FAR 16.203—Fixed-price contracts with economic price adjustment.
Contents
- 16.203-1
Description.
FAR 16.203-1 explains what a fixed-price contract with economic price adjustment (EPA) is and how it works in practice. It covers the basic concept of upward and downward price revision when specified contingencies occur, and it identifies the three recognized EPA methods: adjustments based on established prices, adjustments based on actual labor or material costs experienced by the contractor, and adjustments based on identified cost indexes or standards for labor or material. The section also explains that this contract type can be combined with award-fee incentives and performance or delivery incentives, so long as the award fee or incentive is based solely on factors other than cost. Its purpose is to give contracting officers a way to manage price risk in volatile markets while preserving the fixed-price structure, and to tell contractors exactly what price-change mechanism will apply if the contract includes an EPA clause. In practice, this section matters because it affects how offerors price risk, how the government protects itself from market swings, and how contract terms must be written to avoid disputes over when and how the price may change.
- 16.203-2
Application.
FAR 16.203-2 explains when a fixed-price contract with economic price adjustment (EPA) is appropriate and how the contracting officer should set up the adjustment basis.
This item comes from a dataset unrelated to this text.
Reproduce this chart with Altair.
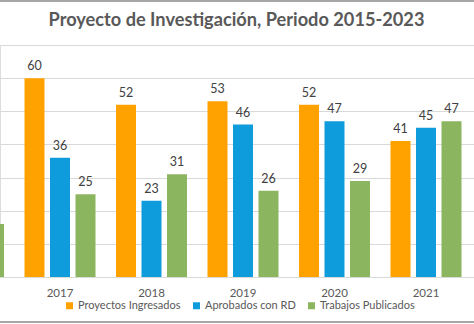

It covers the core conditions for using EPA clauses: serious doubt about the stability of market or labor conditions over an extended performance period, and the ability to identify contingencies separately instead of burying them in the contract price. It also distinguishes between price adjustments tied to established prices and those tied to labor and material costs, limiting each to the types of contingencies they are meant to address. The section points readers to the sealed bidding rule at FAR 14.408-4 when EPA is used in sealed bid acquisitions. It further addresses how the contracting officer must establish the base level for adjustment without duplicating contingency allowances, and it requires adequate data—and possibly verification—when certified cost or pricing data are not required. In practice, this section is about preventing unfair risk shifting, avoiding double counting in pricing, and making sure EPA clauses are supported by a defensible baseline and reliable data.
- 16.203-3
Limitations.
FAR 16.203-3 sets the threshold for when a fixed-price contract with economic price adjustment (EPA) may be used. It covers two specific justifications: protecting both the contractor and the Government from significant fluctuations in labor or material costs, and allowing price adjustment when the contractor’s established prices change. The section is a limitation, not an authorization by itself, so the contracting officer must make an affirmative determination before using this contract type. In practice, this means EPA clauses are reserved for situations where price volatility or changing catalog/market pricing makes a firm fixed price impractical or unfair over the life of the contract. The rule helps balance price stability with fairness and risk allocation, while preventing routine use of EPA where ordinary fixed-price contracting would be more appropriate.
- 16.203-4
Contract clauses.
FAR 16.203-4 explains when contracting officers must or should include economic price adjustment (EPA) clauses in negotiated fixed-price solicitations and contracts, and which clause to use depending on the type of supply or pricing basis. It covers four EPA approaches: standard supplies priced from established catalog or market prices, semistandard supplies priced by reference to nearly equivalent standard items, labor-and-material cost adjustments based on actual cost changes, and adjustments based on labor or material cost indexes. The section also addresses when an agency-prescribed clause may replace the FAR-prescribed clause, when the contracting officer must document catalog/list prices and trade discounts, when the parties must agree in writing on the items covered, and when higher aggregate increase limits may be approved. In practice, this section is about allocating inflation and market-risk fairly between the Government and contractor in long-duration or price-sensitive fixed-price contracts. It matters because the wrong clause, missing documentation, or an incomplete schedule can make price adjustments unenforceable, create disputes, or shift risk in ways the parties did not intend.